begin DATA SUPPLIED

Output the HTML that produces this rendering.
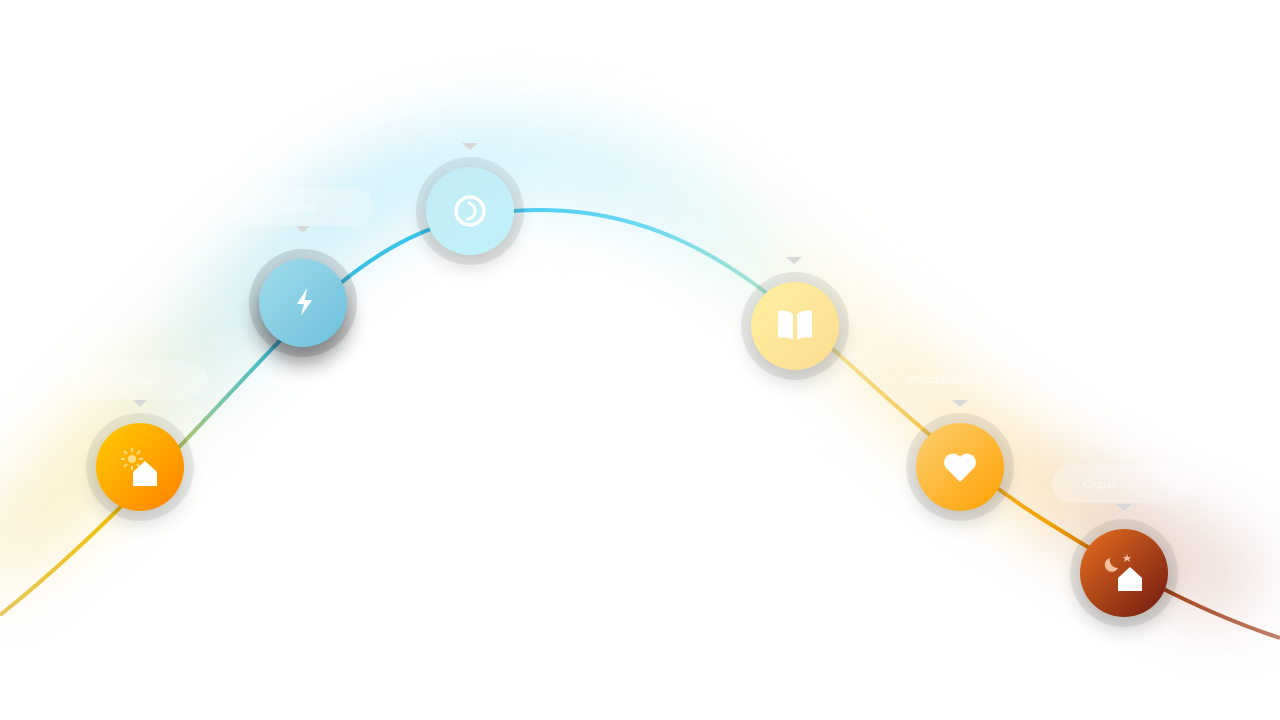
<!DOCTYPE html>
<html><head><meta charset="utf-8"><style>
html,body{margin:0;padding:0;background:#fff;width:1280px;height:720px;overflow:hidden;font-family:"Liberation Sans",sans-serif}
</style></head><body>
<svg width="1280" height="720" viewBox="0 0 1280 720" xmlns="http://www.w3.org/2000/svg">
<defs>
<linearGradient id="lg" x1="0" y1="0" x2="1280" y2="0" gradientUnits="userSpaceOnUse">
<stop offset="0" stop-color="#e8c860"/>
<stop offset="0.1" stop-color="#f2c000"/>
<stop offset="0.17" stop-color="#7fc8a8"/>
<stop offset="0.22" stop-color="#38b8d8"/>
<stop offset="0.35" stop-color="#3cc8f0"/>
<stop offset="0.5" stop-color="#6ad8f4"/>
<stop offset="0.6" stop-color="#a8e4d0"/>
<stop offset="0.66" stop-color="#f4e090"/>
<stop offset="0.74" stop-color="#f6c040"/>
<stop offset="0.82" stop-color="#f4a000"/>
<stop offset="0.9" stop-color="#a04010"/>
<stop offset="1" stop-color="#c08070"/>
</linearGradient>
<filter id="bl" x="-20%" y="-50%" width="140%" height="200%"><feGaussianBlur stdDeviation="32"/></filter>
<filter id="sh" x="-50%" y="-50%" width="200%" height="200%"><feGaussianBlur stdDeviation="10"/></filter>
<linearGradient id="g1" x1="0" y1="0" x2="1" y2="1"><stop offset="0" stop-color="#ffcc00"/><stop offset="1" stop-color="#ff8000"/></linearGradient>
<linearGradient id="g2" x1="0" y1="0" x2="1" y2="1"><stop offset="0" stop-color="#a0dcec"/><stop offset="1" stop-color="#6cc0dc"/></linearGradient>
<linearGradient id="g3" x1="0" y1="0" x2="1" y2="1"><stop offset="0" stop-color="#c4ecf4"/><stop offset="1" stop-color="#bff2fa"/></linearGradient>
<linearGradient id="g4" x1="0" y1="0" x2="1" y2="1"><stop offset="0" stop-color="#fff0a0"/><stop offset="1" stop-color="#fcdc90"/></linearGradient>
<linearGradient id="g5" x1="0" y1="0" x2="1" y2="1"><stop offset="0" stop-color="#fdd070"/><stop offset="1" stop-color="#ffa000"/></linearGradient>
<linearGradient id="g6" x1="0" y1="0" x2="1" y2="1"><stop offset="0" stop-color="#e87020"/><stop offset="1" stop-color="#701810"/></linearGradient>
</defs>
<path d="M0,615 C120,520 220,400 300,320 C380,240 450,210 540,210 C650,210 730,260 800,320 C880,390 960,470 1060,530 C1140,580 1210,615 1280,638" fill="none" stroke="url(#lg)" stroke-width="90" opacity="0.22" filter="url(#bl)" transform="translate(-25,-50)"/>
<path d="M0,615 C120,520 220,400 300,320 C380,240 450,210 540,210 C650,210 730,260 800,320 C880,390 960,470 1060,530 C1140,580 1210,615 1280,638" fill="none" stroke="url(#lg)" stroke-width="4"/>
<g font-size="11" fill="#fff" text-anchor="middle" opacity="0.7">
<rect x="70" y="361" width="138" height="38" rx="19" fill="#fff" opacity="0.4"/><text x="140" y="384">Подъем</text>
<rect x="230" y="188" width="143" height="38" rx="19" fill="#fff" opacity="0.4"/><text x="300" y="211">Заряд</text>
<rect x="1052" y="465" width="140" height="38" rx="19" fill="#fff" opacity="0.4"/><text x="1100" y="488">Отдых</text>
<text x="945" y="383">Расслабление</text>
</g>
<g fill="#d8d8d8">
<path d="M133,400 h14 l-7,7z"/><path d="M296,226 h14 l-7,7z"/><path d="M462,143 h16 l-8,7z"/>
<path d="M786,257 h16 l-8,7z"/><path d="M952,400 h16 l-8,7z"/><path d="M1116,504 h16 l-8,7z"/>
</g>
<g>
<circle cx="140" cy="477" r="46" fill="#000" opacity="0.15" filter="url(#sh)"/>
<circle cx="140" cy="467" r="54" fill="#000" opacity="0.07"/><circle cx="140" cy="467" r="44" fill="url(#g1)"/>
<circle cx="303" cy="318" r="46" fill="#000" opacity="0.4" filter="url(#sh)"/>
<circle cx="303" cy="303" r="54" fill="#000" opacity="0.12"/><circle cx="303" cy="303" r="44" fill="url(#g2)"/>
<circle cx="470" cy="221" r="46" fill="#000" opacity="0.15" filter="url(#sh)"/>
<circle cx="470" cy="211" r="54" fill="#000" opacity="0.08"/><circle cx="470" cy="211" r="44" fill="url(#g3)"/>
<circle cx="795" cy="336" r="46" fill="#000" opacity="0.15" filter="url(#sh)"/>
<circle cx="795" cy="326" r="54" fill="#000" opacity="0.08"/><circle cx="795" cy="326" r="44" fill="url(#g4)"/>
<circle cx="960" cy="477" r="46" fill="#000" opacity="0.15" filter="url(#sh)"/>
<circle cx="960" cy="467" r="54" fill="#000" opacity="0.08"/><circle cx="960" cy="467" r="44" fill="url(#g5)"/>
<circle cx="1124" cy="583" r="46" fill="#000" opacity="0.2" filter="url(#sh)"/>
<circle cx="1124" cy="573" r="54" fill="#000" opacity="0.08"/><circle cx="1124" cy="573" r="44" fill="url(#g6)"/>
</g>
<g fill="#fff">
<circle cx="132" cy="459" r="4" fill="#ffe08a"/>
<g stroke="#ffe08a" stroke-width="2"><path d="M132,448v4M132,466v4M121,459h4M139,459h4M124,451l3,3M137,464l3,3M124,467l3,-3M137,454l3,-3"/></g>
<path d="M133,472 l12,-11 l12,11 v14 h-24z"/>
<path d="M307,288 l-10,16 h7 l-3,12 l11,-16 h-7z"/>
<circle cx="470" cy="211" r="14" fill="none" stroke="#fff" stroke-width="3.5"/>
<path d="M468,203 a8,8 0 1 1 -2,16" fill="none" stroke="#fff" stroke-width="3"/>
<path d="M778,311 q8,-2 15,3 v26 q-7,-4 -15,-2z M797,314 q7,-5 15,-3 v27 q-8,-2 -15,2z"/>
<path d="M960,482 l-14,-14 a8,8 0 0 1 14,-11 a8,8 0 0 1 14,11z"/>
<path d="M1110,558 a7,7 0 1 0 8,10 a8,8 0 0 1 -8,-10z" fill="#f4c0a0"/>
<path d="M1127,554 l1,3 h3 l-2,2 l1,3 l-3,-2 l-3,2 l1,-3 l-2,-2 h3z" fill="#f4c0a0"/>
<path d="M1118,578 l12,-11 l12,11 v13 h-24z"/>
</g>
</svg>
</body></html>
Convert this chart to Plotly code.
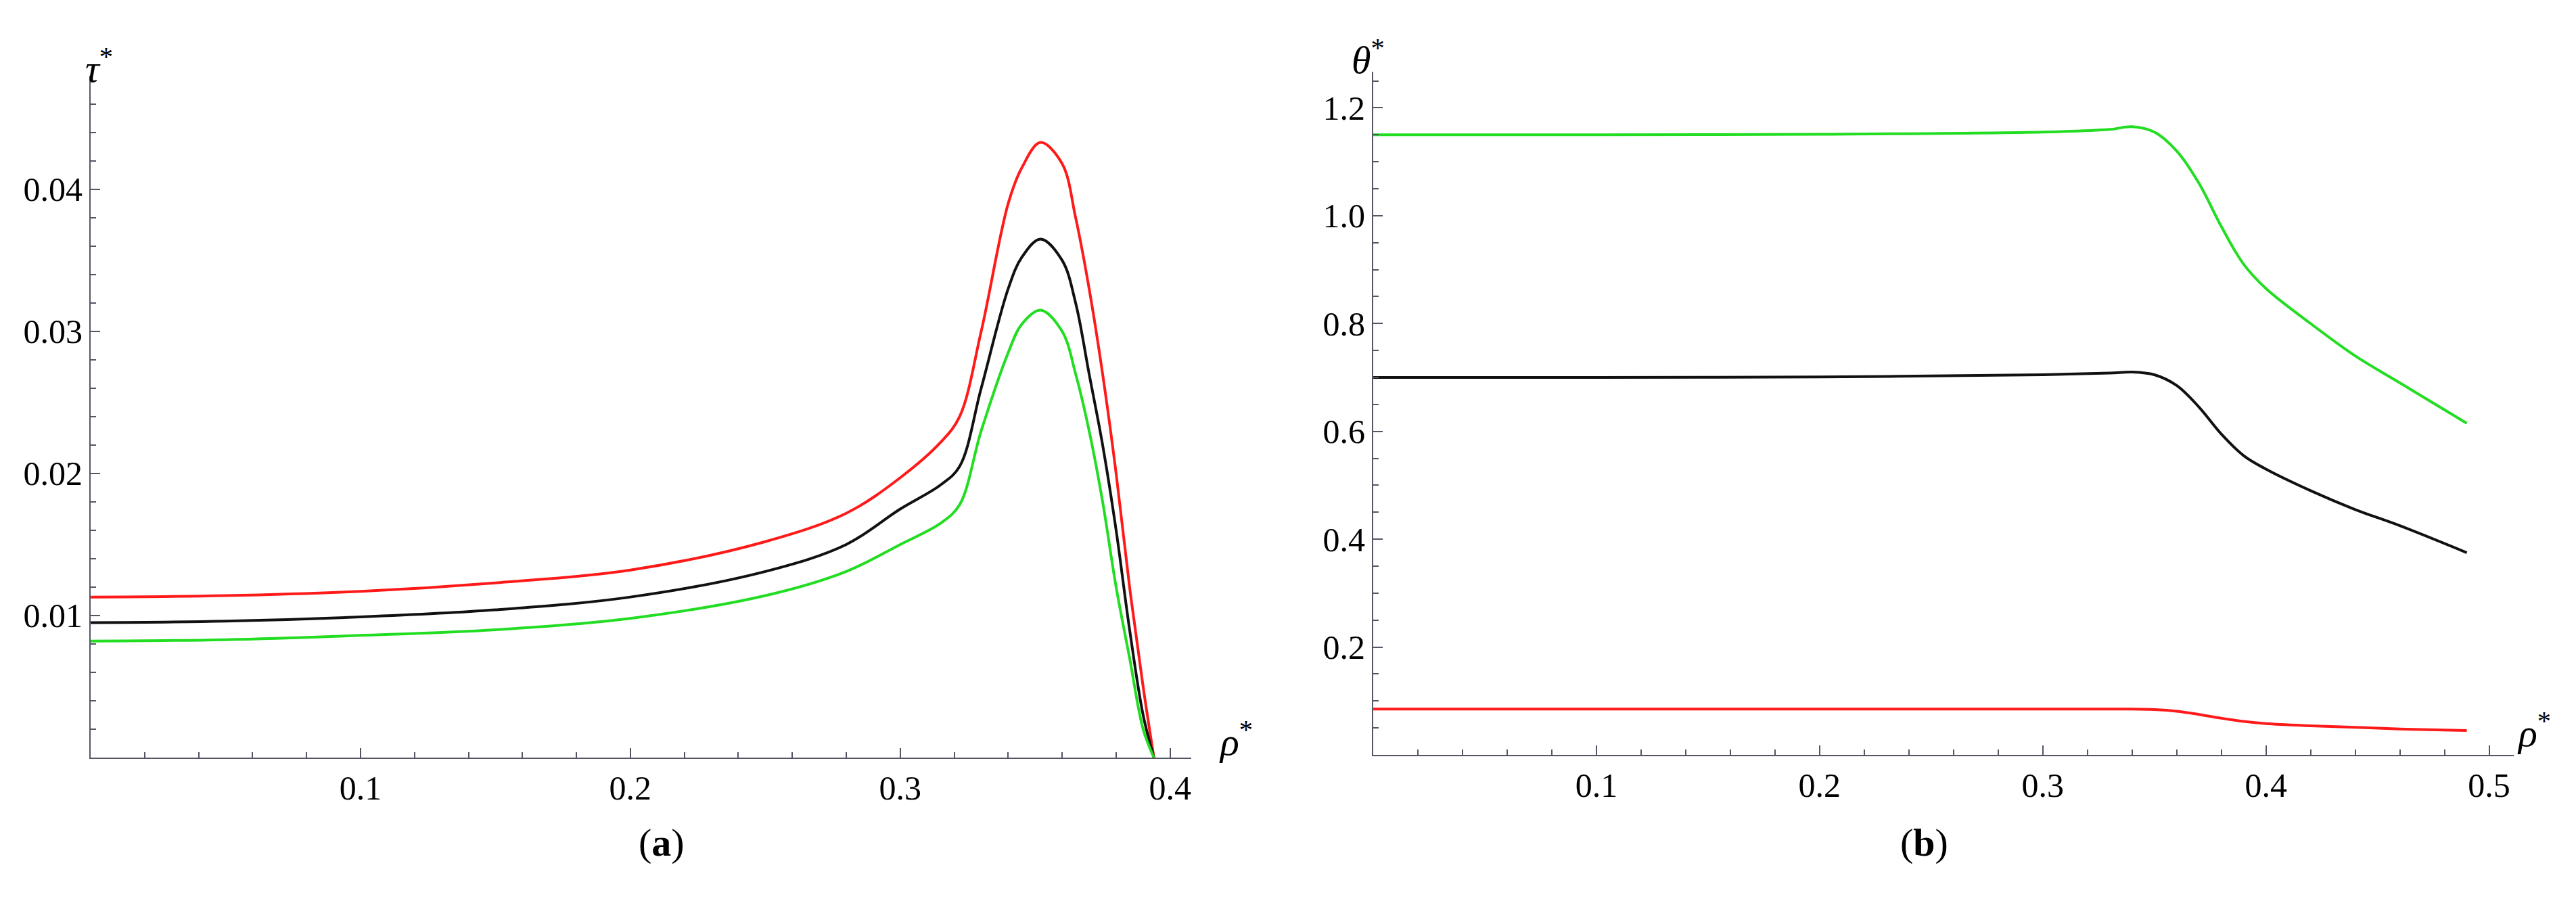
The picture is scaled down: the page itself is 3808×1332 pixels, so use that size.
import plotly.graph_objects as go

# Panel (a): tau* vs rho*
rho_a = [0.0, 0.05, 0.1, 0.15, 0.2, 0.25, 0.28, 0.3, 0.315, 0.322, 0.33, 0.34, 0.345, 0.352,
         0.36, 0.365, 0.37, 0.375, 0.38, 0.385, 0.39, 0.394]
tau_red = [0.0113, 0.0114, 0.0117, 0.0123, 0.0132, 0.0152, 0.0172, 0.0197, 0.0222, 0.0240, 0.030, 0.039,
           0.0415, 0.0433, 0.0418, 0.038, 0.033, 0.027, 0.020, 0.012, 0.005, 0.0]
tau_black = [0.0095, 0.0096, 0.0099, 0.0104, 0.0113, 0.0131, 0.0150, 0.0175, 0.0192, 0.0205, 0.026, 0.033,
             0.0352, 0.0365, 0.0350, 0.032, 0.027, 0.022, 0.016, 0.009, 0.003, 0.0]
tau_green = [0.0082, 0.0083, 0.0086, 0.0090, 0.0098, 0.0114, 0.0131, 0.0150, 0.0165, 0.0178, 0.023, 0.0285,
             0.0305, 0.0315, 0.0300, 0.027, 0.023, 0.018, 0.012, 0.007, 0.002, 0.0]

# Panel (b): theta* vs rho*
rho_b = [0.0, 0.1, 0.2, 0.3, 0.33, 0.34, 0.35, 0.36, 0.37, 0.38, 0.39, 0.4, 0.42, 0.44, 0.46, 0.49]
theta_green = [1.15, 1.15, 1.151, 1.155, 1.16, 1.165, 1.155, 1.12, 1.06, 0.98, 0.91, 0.865, 0.80, 0.74, 0.69, 0.615]
theta_black = [0.70, 0.70, 0.701, 0.705, 0.708, 0.71, 0.705, 0.685, 0.645, 0.595, 0.555, 0.53, 0.49, 0.455, 0.425, 0.375]
theta_red = [0.085, 0.085, 0.085, 0.085, 0.085, 0.085, 0.084, 0.081, 0.075, 0.068, 0.062, 0.058, 0.054, 0.051, 0.048, 0.045]

RED, BLACK, GREEN = "#ff1a1a", "#111111", "#22dd22"
FONT = "Liberation Serif, DejaVu Serif, serif"

fig = go.Figure()
for ys, c in [(tau_red, RED), (tau_black, BLACK), (tau_green, GREEN)]:
    fig.add_trace(go.Scatter(x=rho_a, y=ys, mode="lines", line=dict(color=c, width=4, shape="spline", smoothing=1),
                             xaxis="x", yaxis="y", showlegend=False))
for ys, c in [(theta_green, GREEN), (theta_black, BLACK), (theta_red, RED)]:
    fig.add_trace(go.Scatter(x=rho_b, y=ys, mode="lines", line=dict(color=c, width=4, shape="spline", smoothing=1),
                             xaxis="x2", yaxis="y2", showlegend=False))

axis_common = dict(showgrid=False, zeroline=False, showline=True, linecolor="#555566", linewidth=2,
                   ticks="inside", ticklen=14, tickwidth=2, tickcolor="#555566",
                   tickfont=dict(family=FONT, size=50, color="black"))
minor = lambda d: dict(dtick=d, ticks="inside", ticklen=8, tickwidth=1.5, tickcolor="#555566")

fig.update_layout(
    width=3808, height=1332, margin=dict(l=0, r=0, t=0, b=0),
    paper_bgcolor="white", plot_bgcolor="white",
    font=dict(family=FONT),
    xaxis=dict(domain=[0.0331, 0.4603], range=[0, 0.4078],
               tickvals=[0.1, 0.2, 0.3, 0.4], minor=minor(0.02), anchor="y", **axis_common),
    yaxis=dict(domain=[0.1652, 0.922], range=[0, 0.048], tickvals=[0.01, 0.02, 0.03, 0.04],
               tickformat=".2f", minor=minor(0.002), anchor="x", **axis_common),
    xaxis2=dict(domain=[0.531, 0.9737], range=[0, 0.511], tickvals=[0.1, 0.2, 0.3, 0.4, 0.5],
                minor=minor(0.02), anchor="y2", **axis_common),
    yaxis2=dict(domain=[0.1682, 0.9264], range=[0, 1.267], tickvals=[0.2, 0.4, 0.6, 0.8, 1.0, 1.2],
                tickformat=".1f", minor=minor(0.05), anchor="x2", **axis_common),
)

ann = [
    (116 / 3808, 1 - 51 / 1332, "<i>τ</i><sup>*</sup>"),
    (1819 / 3808, 1 - 1123 / 1332, "<i>ρ</i><sup>*</sup>"),
    (934 / 3808, 1 - 1272 / 1332, "(<b>a</b>)"),
    (2014 / 3808, 1 - 38 / 1332, "<i>θ</i><sup>*</sup>"),
    (3765 / 3808, 1 - 1110 / 1332, "<i>ρ</i><sup>*</sup>"),
    (2874 / 3808, 1 - 1272 / 1332, "(<b>b</b>)"),
]
for x, y, t in ann:
    fig.add_annotation(x=x, y=y, xref="paper", yref="paper", text=t, showarrow=False,
                       font=dict(family=FONT, size=58, color="black"))

fig.write_html("out.html")
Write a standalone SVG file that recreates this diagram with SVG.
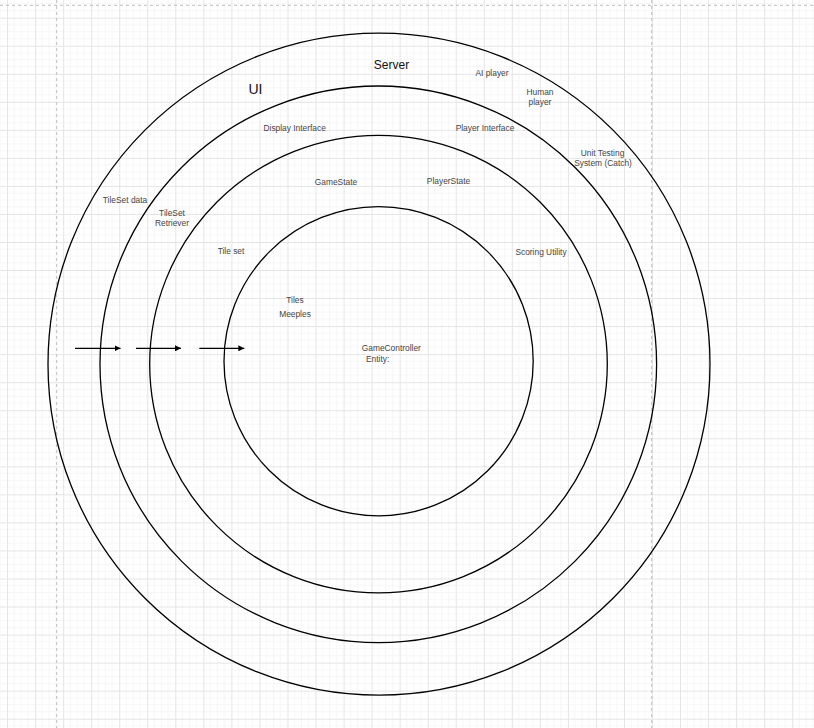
<svg xmlns="http://www.w3.org/2000/svg" width="814" height="728" viewBox="0 0 814 728">
  <defs>
    <pattern id="grid" patternUnits="userSpaceOnUse" x="7.1" y="17.7" width="28.04" height="28.04">
      <path d="M7.01 0V28.04M14.02 0V28.04M21.03 0V28.04M0 7.01H28.04M0 14.02H28.04M0 21.03H28.04" stroke="#f6f6f6" stroke-width="1" fill="none"/>
      <path d="M0.5 0V28.04M0 0.5H28.04" stroke="#e4e4e4" stroke-width="1" fill="none"/>
    </pattern>
    <marker id="arrow" viewBox="0 0 6 6" refX="6" refY="3" markerWidth="6" markerHeight="6" markerUnits="userSpaceOnUse" orient="auto">
      <path d="M0 0L6 3L0 6Z" fill="#000"/>
    </marker>
  </defs>
  <style>
    .ring { fill: none; stroke: #000; stroke-width: 1.3; }
    .lbl { font-family: "Liberation Sans", Arial, sans-serif; font-size: 8.4px; fill: #444; text-anchor: middle; }
    .lbl-start { font-family: "Liberation Sans", Arial, sans-serif; font-size: 8.4px; fill: #444; text-anchor: start; }
    .big { font-family: "Liberation Sans", Arial, sans-serif; fill: #111; text-anchor: middle; }
    .conn { stroke: #000; stroke-width: 1.3; fill: none; marker-end: url(#arrow); }
    .page { stroke: #bdbdbd; stroke-width: 1; stroke-dasharray: 3 3; fill: none; }
  </style>
  <rect width="814" height="728" fill="#fff"/>
  <rect width="814" height="728" fill="url(#grid)"/>
  <g id="page-breaks">
    <path class="page" d="M56.7 0V728M651.7 0V728M0 5.3H814"/>
  </g>

  <g id="server">
    <circle class="ring" cx="379" cy="364.2" r="331"/>
    <text class="big" x="391.5" y="68.8" font-size="12">Server</text>
    <text class="lbl" x="492" y="75.6">AI player</text>
    <text class="lbl" x="540" y="95.2">Human</text>
    <text class="lbl" x="540" y="105.2">player</text>
    <text class="lbl" x="602.5" y="156.2">Unit Testing</text>
    <text class="lbl" x="603" y="166.2">System (Catch)</text>
    <text class="lbl" x="125" y="202.9">TileSet data</text>
  </g>

  <g id="ui">
    <circle class="ring" cx="378.3" cy="364.3" r="278.3"/>
    <text class="big" x="255.5" y="93.5" font-size="14">UI</text>
    <text class="lbl" x="294.7" y="131.2">Display Interface</text>
    <text class="lbl" x="485" y="131.2">Player Interface</text>
    <text class="lbl" x="172" y="216.2">TileSet</text>
    <text class="lbl" x="172" y="226.2">Retriever</text>
  </g>

  <g id="state">
    <circle class="ring" cx="378.5" cy="364.1" r="228.8"/>
    <text class="lbl" x="336" y="184.6">GameState</text>
    <text class="lbl" x="448.5" y="183.9">PlayerState</text>
    <text class="lbl" x="231" y="253.9">Tile set</text>
    <text class="lbl" x="541" y="254.6">Scoring Utility</text>
  </g>

  <g id="entity">
    <circle class="ring" cx="378.6" cy="361.2" r="154.6"/>
    <text class="lbl" x="295" y="302.9">Tiles</text>
    <text class="lbl" x="295" y="317.2">Meeples</text>
    <text class="lbl" x="391.3" y="351.4">GameController</text>
    <text class="lbl-start" x="366" y="361.6">Entity:</text>
  </g>

  <g id="connectors">
    <line class="conn" x1="75" y1="348.3" x2="120.5" y2="348.3"/>
    <line class="conn" x1="136" y1="348.3" x2="181" y2="348.3"/>
    <line class="conn" x1="199.3" y1="348.3" x2="244.3" y2="348.3"/>
  </g>
</svg>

end DATA SUPPLIED

## [TASK GOAL]
Only the lines from the one with "The picture is" to the one with "import plotly.graph_objects as go" are wanted; extract them exactly, both ends included.

## [PROBLEM SOLUTION]
The picture is scaled down: the page itself is 3808×1332 pixels, so use that size.
import plotly.graph_objects as go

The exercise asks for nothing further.